Avant même de servir aux vieux jours, la prévoyance aide aussi à mieux construire sa vie. À acquérir de quoi se loger, à fonder une famille. Ainsi, les avoirs du 2e pilier peuvent servir bien avant 64 ou 65 ans. Ils peuvent participer à la constitution de la moitié des 20% de fonds propres requis pour l’acquisition de son logement. Ils permettent par ailleurs de subvenir aux besoins de sa famille en cas d'invalidité ou de décès.

Améliorer son patrimoine

La question de l’augmentation de ce patrimoine intervient de manière plus consciente dans un deuxième temps. Lorsque les enfants ont gagné en autonomie, lorsque l’évolution salariale le permet, lorsque se dessine une certaine capacité d’épargne. Il est alors temps d’évoquer des rachats pour améliorer son avoir de 2e pilier – déductibles des impôts – ou d’augmenter ses versements à un éventuel 3e pilier, lui volontaire et facultatif. La constitution d’un troisième pilier lié (3a) peut aussi être intéressante assez tôt dans la mesure où elle est défiscalisée jusqu’à une certaine hauteur. En 2022, il s’agit de CHF 6883 par an.

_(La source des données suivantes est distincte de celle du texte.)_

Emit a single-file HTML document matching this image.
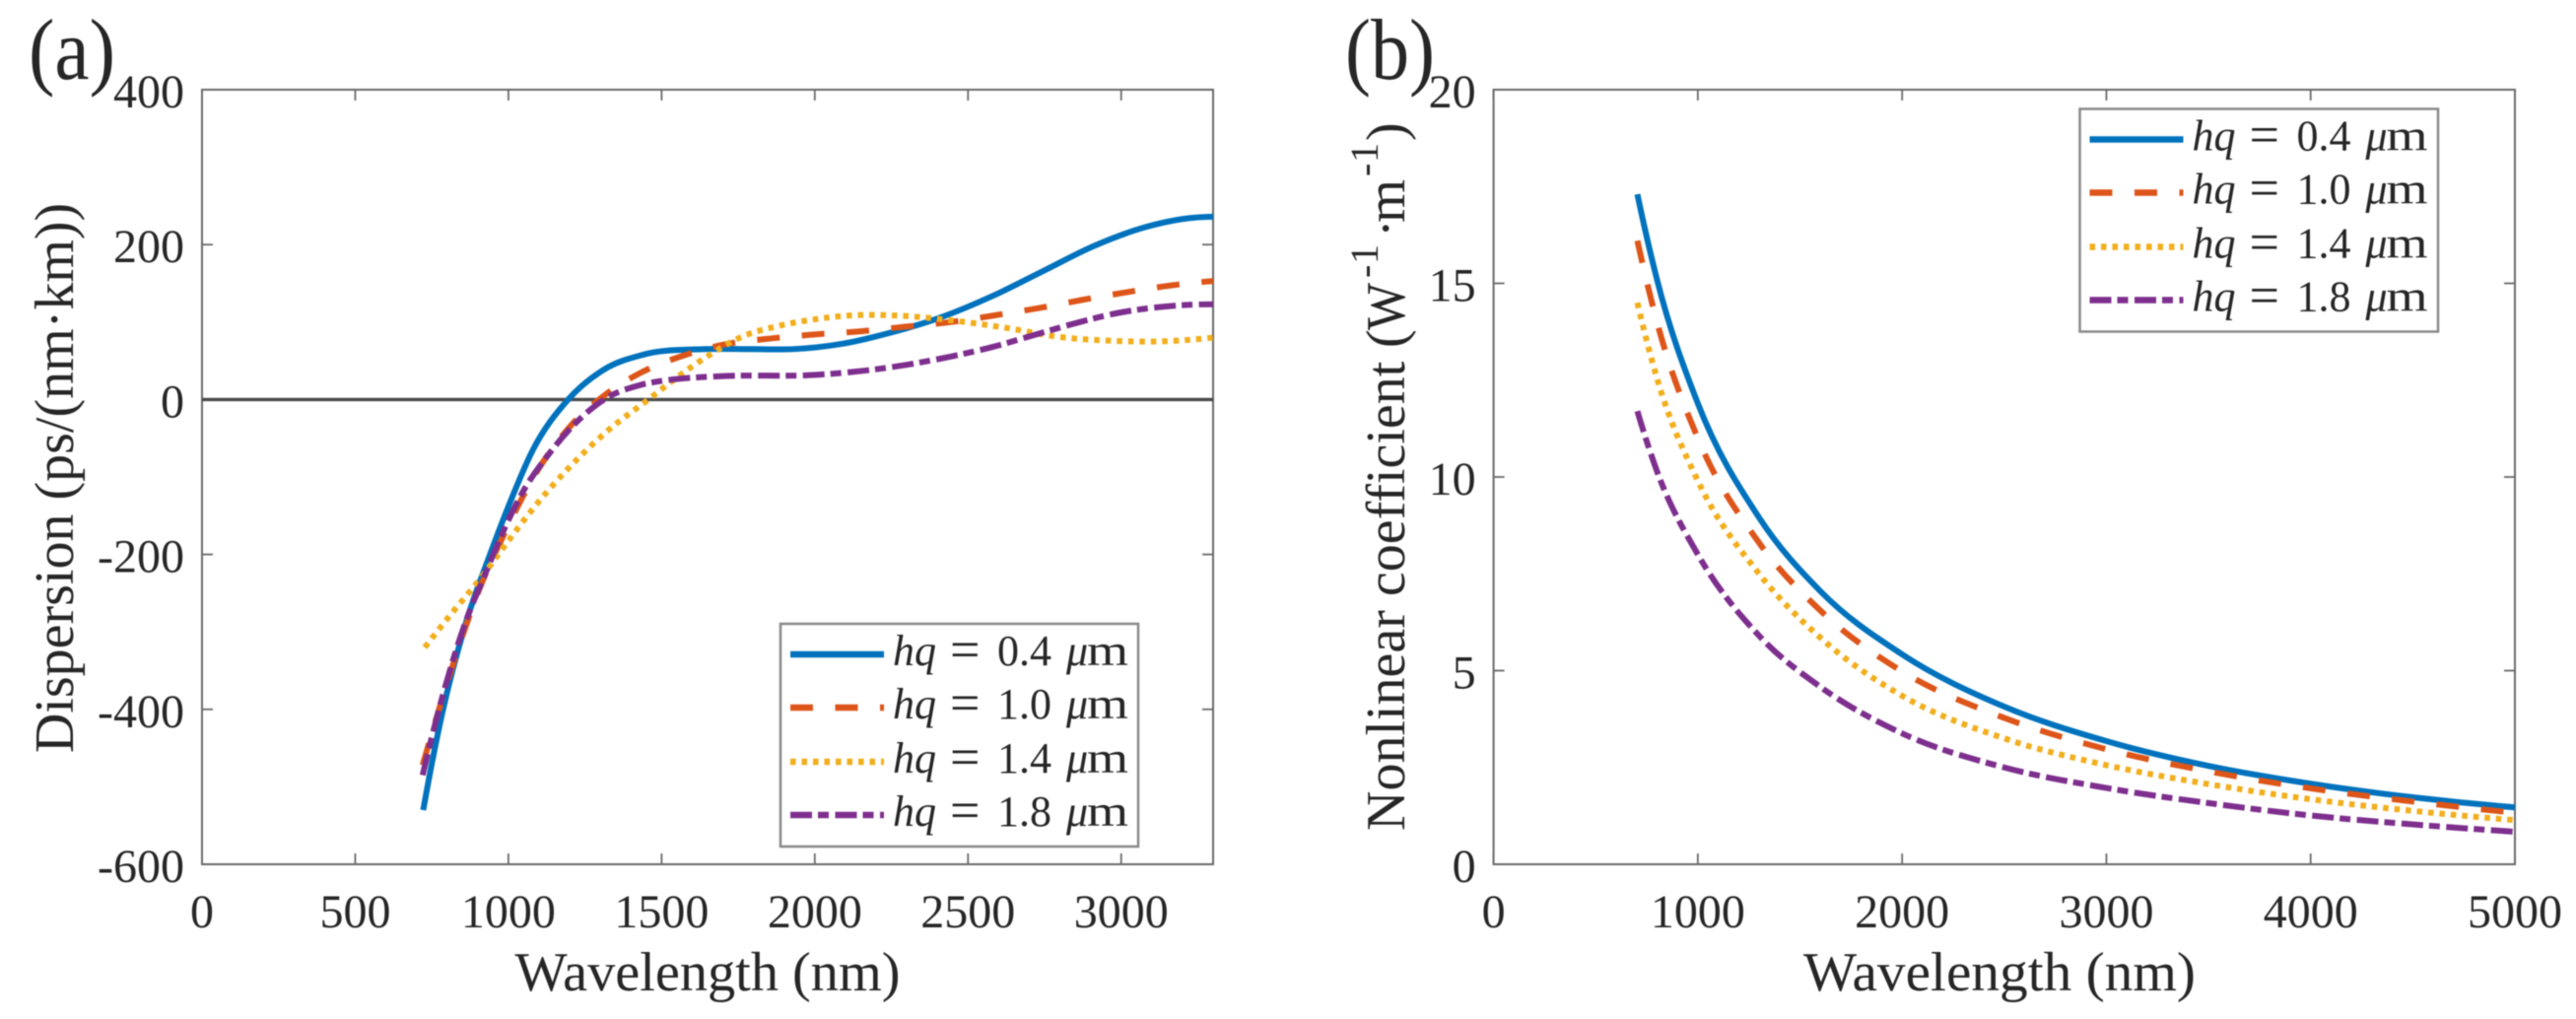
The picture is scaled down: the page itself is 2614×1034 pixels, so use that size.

Une allocation au gré du cycle de vie

L’allocation de ses avoirs de prévoyance – notamment le 3e pilier – peut en outre évoluer au gré de son cycle de vie. Grossièrement dit, plus la retraite est éloignée plus l’on peut prendre de risques, plus elle se rapproche, plus il s’agit d’assurer son patrimoine. Une prise de risques qui doit cependant toujours correspondre à son profil, à son train de vie.

Ainsi, une retraite doit être pensée par étape, au plus tôt certes, mais pas de manière frénétique. Inutile en effet de décourager les jeunes avec une retraite lointaine avant même de les intégrer à la vie active. En revanche, tout individu se doit d’évaluer les implications patrimoniales de chaque changement de statut – mariage, divorce, carrière, temps partiel, chômage, mise à son compte, etc. –. Au risque de devoir vivre avec des rentes minimales à la retraite.